Wednesday 10 August 2011

Ready-mixed cocktails redeemed?

You may have noticed that DBS has rather an obsession with pre-mixed cocktails. It’s not something I share, mainly because the premixes I have tasted tend not to be very good. (At Distil we came across a new range where the components of the cocktail are stored in separate compartments within a complex piece of plastic packaging: to serve you twist or pull it in a particular way, seals are pierced and the various pods disgorge their contents into a central chamber which then serves as a shaker. The fact that the ingredients were not actually mixed until the last minute was supposed to be a selling point, but the chap pointed out that, in the example of the Margarita we were trying, the lime juice had to have a certain amount of the tequila already in it, as a preservative, so it wasn’t really freshly mixed anyway. The end result wasn’t up to much.)
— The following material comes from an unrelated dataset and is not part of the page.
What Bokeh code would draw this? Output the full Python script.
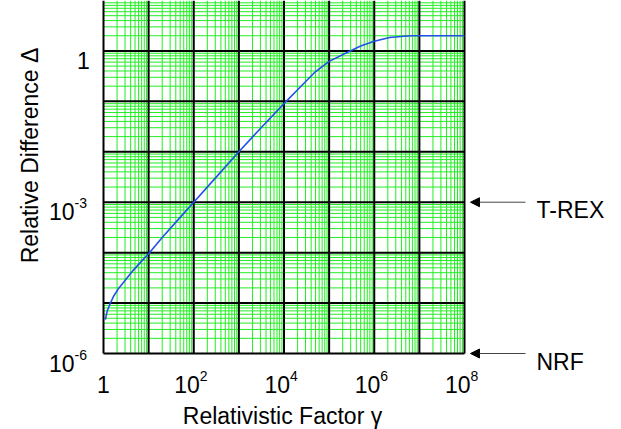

So I didn’t approach the new range of premixes from the Handmade Cocktail Company, a wing of Master of Malt, with any great expectations. But I was very pleasantly surprised.

They’ve chosen five* classic cocktails—Gin Martini, Manhattan, Rob Roy, Negroni and a fifth which is currently variously named the “          “ Cocktail, or The World's Best Cocktail. In fact it is a Sazerac (as the label on earlier bottlings attests), but apparently they have been leant on not to use the name, as it is owned, presumably by Sazerac rye. The mixes are handsomely presented in 70cl glass bottles that resemble those used by Sipsmith. I was sent a couple of sample packs of 30ml bottles, so I experimented with serving one dose of each cocktail stirred or shaken with ice, and the other straight from the freezer—something made possible by having a drink premixed like this.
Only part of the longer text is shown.